Suara.com - Presiden Joko Widodo mengatakan, klaim Cina atas sebagian besar kawasan Laut Cina Selatan tidak memiliki dasar hukum dalam undang-undang internasional. Pernyataan Presiden itu disampaikan dalam sebuah wawancara dengan surat kabar asal Jepang, Yomiuri, yang terbit pada Senin (23/3/2015).
Pandangan Jokowi itu disampaikan dalam rangkaian kunjungan kenegaraannya ke Jepang dan Cina. Untuk pertama kalinya pula sejak menjabat sebagai Presiden bulan Oktober lalu, Jokowi mengambil sikap dalam sengketa Laut Cina Selatan.
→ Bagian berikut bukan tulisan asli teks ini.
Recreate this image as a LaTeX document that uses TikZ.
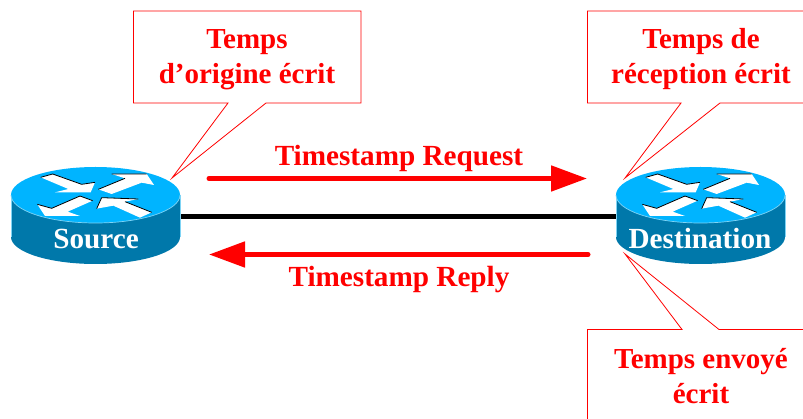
\documentclass[tikz,border=0pt]{standalone}
\usepackage{fontspec}
\setmainfont{Liberation Serif}
\usetikzlibrary{arrows.meta}
\definecolor{routertop}{HTML}{00B4FF}
\definecolor{routerside}{HTML}{0078AA}
\definecolor{routeredge}{HTML}{7FD4F5}
\tikzset{
  callout/.style={draw=red,line width=0.8pt,fill=white,line join=miter},
  calltext/.style={text=red,font=\bfseries\fontsize{29}{35}\selectfont,align=center,anchor=base,inner sep=0pt},
  flowlabel/.style={text=red,font=\bfseries\fontsize{29.2}{32}\selectfont,anchor=base,inner sep=0pt},
  routerlabel/.style={text=white,font=\bfseries\fontsize{29.2}{32}\selectfont,anchor=base,inner sep=0pt},
  flow/.style={red,line width=5pt,line cap=round,-{Triangle[length=36pt,width=25pt]}},
  link/.style={black,line width=5.5pt},
  routerbox/.style={minimum width=169pt,minimum height=96pt,inner sep=0pt},
  arrowshape/.style={fill=white,draw=none},
  arrowedge/.style={black,line width=0.8pt}
}
\newcommand{\routerart}[1]{%
  \begin{scope}[shift={(#1,0)}]
    \fill[routerside] (-84.5,195) -- (-84.5,237) arc[start angle=180,end angle=360,x radius=84.5,y radius=-27] -- (84.5,195) -- cycle;
    \draw[routeredge,line width=0.6pt] (-84.5,195) -- (-84.5,237);
    \draw[routeredge,line width=0.6pt] (84.5,195) -- (84.5,237);
    \fill[routertop] (0,195) ellipse[x radius=84.5,y radius=28];
    \draw[routeredge,line width=0.7pt] (-84.5,195) arc[start angle=180,end angle=360,x radius=84.5,y radius=-28];
    \begin{scope}[shift={(-95.5,150)},scale=0.33333]
      \fill[arrowshape] (122,82) -- (158,72) -- (245,103) -- (285,97) -- (272,127) -- (165,127) -- (205,117) -- cycle;
      \draw[arrowedge] (122,82) -- (158,72) -- (245,103) -- (285,97);
      \fill[arrowshape] (335,72) -- (440,72) -- (462,105) -- (425,98) -- (335,132) -- (295,118) -- (375,85) -- cycle;
      \draw[arrowedge] (335,72) -- (440,72) (375,85) -- (295,118);
      \fill[arrowshape] (112,163) -- (155,175) -- (240,138) -- (278,152) -- (203,185) -- (240,198) -- (135,198) -- cycle;
      \draw[arrowedge] (112,163) -- (155,175) -- (240,138) -- (278,152);
      \fill[arrowshape] (290,176) -- (305,143) -- (415,147) -- (375,155) -- (455,187) -- (420,203) -- (340,167) -- cycle;
      \draw[arrowedge] (290,176) -- (305,143) -- (415,147) (375,155) -- (455,187);
    \end{scope}
  \end{scope}}
\begin{document}
\begin{tikzpicture}[x=1pt,y=-1pt]
  \useasboundingbox (0,0) rectangle (803,419);
  \clip (0,0) rectangle (803,419);
  \fill[white] (0,0) rectangle (803,419);
  % routers
  \node[routerbox] (src) at (95.5,216.5) {};
  \node[routerbox] (dst) at (700.5,216.5) {};
  \draw[link] (src.east) -- (dst.west);
  \routerart{95.5}
  \routerart{700.5}
  \node[routerlabel] (srclabel) at (96,249) {Source};
  \node[routerlabel] (dstlabel) at (700,248.5) {Destination};
  % flows
  \coordinate (reqa) at (209,178.5);
  \coordinate (reqb) at (587,178.5);
  \coordinate (repa) at (588,254.5);
  \coordinate (repb) at (209,254.5);
  \draw[flow] (reqa) -- (reqb);
  \draw[flow] (repa) -- (repb);
  \node[flowlabel] (reqlabel) at (399,166) {Timestamp Request};
  \node[flowlabel] (replabel) at (399,287) {Timestamp Reply};
  % callouts
  \coordinate (tipa) at (172,178);
  \coordinate (tipb) at (625,178);
  \coordinate (tipc) at (625,254);
  \draw[callout] (133.5,11) -- (361,11) -- (361,103) -- (266,103) -- (tipa) -- (228,103) -- (133.5,103) -- cycle;
  \draw[callout] (587.5,11) -- (820,11) -- (820,103) -- (720,103) -- (tipb) -- (681,103) -- (587.5,103) -- cycle;
  \draw[callout] (587.5,329.5) -- (682,329.5) -- (tipc) -- (719,329.5) -- (820,329.5) -- (820,440) -- (587.5,440) -- cycle;
  \node[calltext] (ca) at (247,84) {Temps\\d’origine écrit};
  \node[calltext] (cb) at (701,84) {Temps de\\réception écrit};
  \node[calltext] (cc) at (701,403) {Temps envoyé\\écrit};
\end{tikzpicture}
\end{document}
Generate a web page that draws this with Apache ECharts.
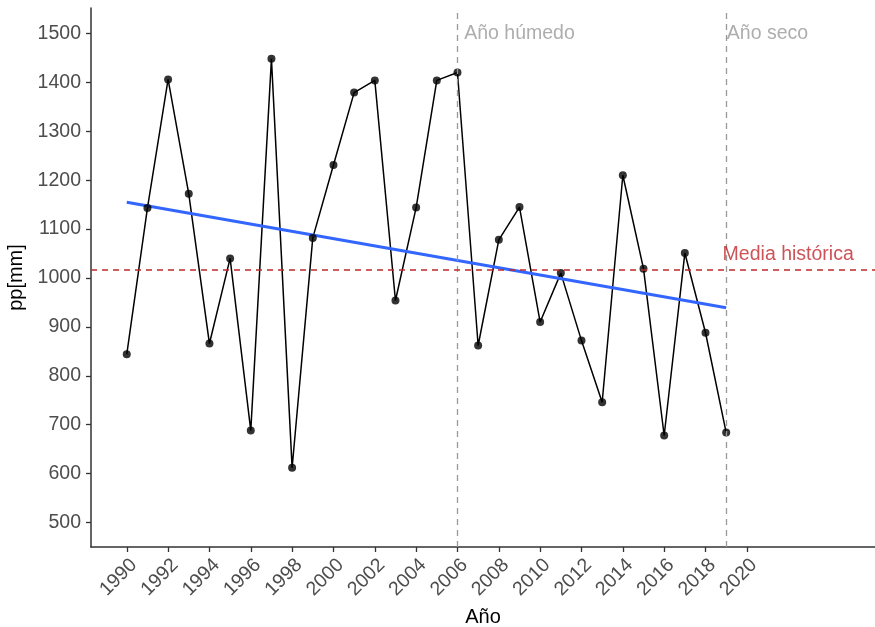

Sebagai informasi, Cina mengklaim 90 persen wilayah Laut Cina Selatan yang kaya akan minyak dan gas bumi. Tak hanya Cina, Brunei Darrussalam, Malaysia, Filipina, Vietnam, dan Taiwan, mengklaim kepemilikan atas sebagian wilayah tersebut.
"Kita membutuhkan perdamaian dan stabilitas di kawasan Asia-Pasifik. Amat penting untuk memiliki stabilitas politik dan keamanan untuk membangun pertumbuhan ekonomi kita," kata Jokowi seperti dikutip oleh Yomiuri.
"Jadi kami mendukung Kode Etik (tentang Laut Cina Selatan) dan juga dialog antara Cina dan Jepang, Cina dan ASEAN," sambungnya.
Namun, dalam surat kabar Yomiuri versi bahasa Jepang, Jokowi menentang salah satu klaim Cina atas Laut Cina Selatan.
"Sembilan 'garis putus-putus' yang dibuat Cina tidak punya dasar hukum pada undang-undang internasional," ujar Jokowi.
Jokowi tidak menyinggung semua klaim Cina atas Laut Cina Selatan, melainkan hanya sembilan garis putus-putus yang membatasi perairan di Asia Tenggara, demikian disampaikan Penasihat Jokowi bidang hubungan luar negeri Rizal Sukma.
"Pada tahun 2009, Indonesia mengirimkan sikap tegasnya terkait masalah ini kepada komisi tentang batas-batas landas kontinen, yang isinya menyatakan bahwa sembilan garis putus-putus tidak punya dasar hukum di undang-undang internasional," kata Sukma.
"Jadi, tidak ada yang berubah," tambahnya.
Sejauh ini, Indonesia mengajukan diri sebagai mediator dalam sengketa yang terjadi di antara Cina dan negara-negara di kawasan Asia Tenggara.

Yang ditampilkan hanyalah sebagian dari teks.